Premium optimized assets are better for serious roleplay servers because they reduce integration risk. You are paying for more than visuals. You are paying for cleaner structure, better performance standards, faster deployment, and fewer surprises in production. That matters when your server needs to scale, retain players, and avoid constant cleanup work.

For newer builders, this gap is even bigger. If you do not have a dedicated optimization workflow yet, unoptimized free assets can create technical debt quickly. For established teams, premium assets still make sense because developer hours are not free either. Time spent repairing low-quality resources is time not spent improving gameplay.

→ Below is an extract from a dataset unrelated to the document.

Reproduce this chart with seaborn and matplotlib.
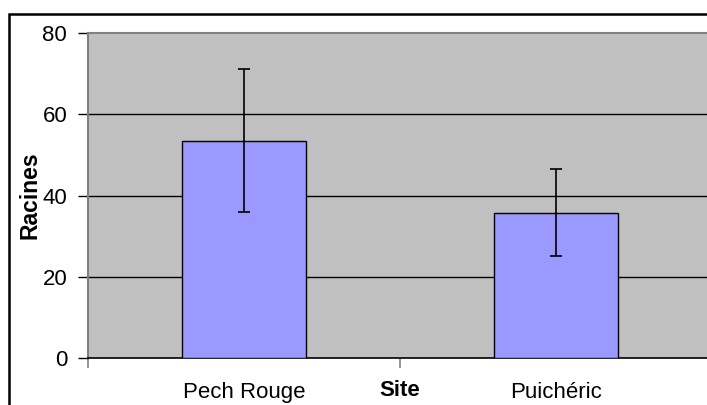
import numpy as np
import pandas as pd
import matplotlib
matplotlib.use('Agg')
import matplotlib.pyplot as plt
import seaborn as sns
from matplotlib.patches import Rectangle

# data
sites = ['Pech Rouge', 'Puichéric']
racines = [53.5, 35.8]
erreurs = [17.6, 10.8]
yticks = [0, 20, 40, 60, 80]

df = pd.DataFrame({'Site': sites, 'Racines': racines})

sns.set_style('white')
plt.rcParams['font.family'] = ['Liberation Sans', 'DejaVu Sans']
plt.rcParams['text.color'] = 'black'
plt.rcParams['xtick.labelcolor'] = 'black'
plt.rcParams['ytick.labelcolor'] = 'black'

W, H = 707, 405
fig = plt.figure(figsize=(W / 100, H / 100), dpi=100)
fig.patch.set_facecolor('white')

# plot area (goes past the right edge like the original crop)
left, right, top, bottom = 88, 712, 33, 358
ax = fig.add_axes([left / W, 1 - bottom / H, (right - left) / W, (bottom - top) / H])
ax.set_facecolor('#C0C0C0')

# outer chart border
fig.add_artist(Rectangle((9 / W, -0.2), 1.2, 1.2 - 14 / H, transform=fig.transFigure,
                         fill=False, edgecolor='black', linewidth=1.8, zorder=10))

sns.barplot(data=df, x='Site', y='Racines', color='#9999FF', width=0.4,
            edgecolor='black', linewidth=1, saturation=1, errorbar=None, ax=ax, zorder=3)
ax.errorbar(np.arange(len(sites)), racines, yerr=erreurs, fmt='none', ecolor='black',
            elinewidth=1.2, capsize=4.5, capthick=1.2, zorder=4)

ax.set_xlim(-0.5, 1.5)
ax.set_ylim(0, 80)
ax.set_yticks(yticks)
for v in yticks[1:-1]:
    ax.axhline(v, color='black', linewidth=1, zorder=1)

for s in ['top', 'left']:
    ax.spines[s].set_color('#808080')
    ax.spines[s].set_linewidth(1.5)
ax.spines['right'].set_visible(False)
ax.spines['bottom'].set_color('black')
ax.spines['bottom'].set_linewidth(1.2)
ax.spines['top'].set_zorder(5)

ax.tick_params(axis='y', direction='out', length=7, width=1, color='black',
               pad=8, labelsize=16, left=True)
ax.tick_params(axis='x', which='major', length=0, pad=17, labelsize=16)
ax.set_xticks([-0.5, 0.5], minor=True)
ax.tick_params(axis='x', which='minor', direction='out', length=7, width=1.2,
               color='#808080', bottom=True)
ax.set_xlabel('')
ax.set_ylabel('')

ax.text(0.5, -0.1, 'Site', transform=ax.get_xaxis_transform(), ha='center',
        va='center', fontsize=16, fontweight='bold')
ax.text((30 - left) / (right - left), (bottom - 195) / (bottom - top), 'Racines',
        transform=ax.transAxes, rotation=90, ha='center', va='center',
        fontsize=16.5, fontweight='bold')

fig.savefig('out.png', dpi=100)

A cleaner workflow for long-term performance

The most effective servers treat asset intake like a controlled pipeline. Test on a staging server first. Check Resmon under realistic load. Document what was changed. Keep category budgets current. Remove overlapping resources instead of endlessly adding new ones. Buy assets that are already built for FiveM deployment, not assets that need a rescue project before they are usable.

This is where specialized providers earn their place. A catalog built around optimized, editable, FiveM-ready assets is easier to scale than a random mix of downloads. FivemCore fits that model because the value is not just selection – it is the focus on premium assets that are designed for roleplay use, performance discipline, and practical deployment.

The server owners who win long term are usually not the ones with the most assets. They are the ones with the best asset standards. If a resource does not improve immersion without dragging down performance, it is not helping your server. Keep your stack lean, measure everything that matters, and let optimization guide the build before players ever feel the difference.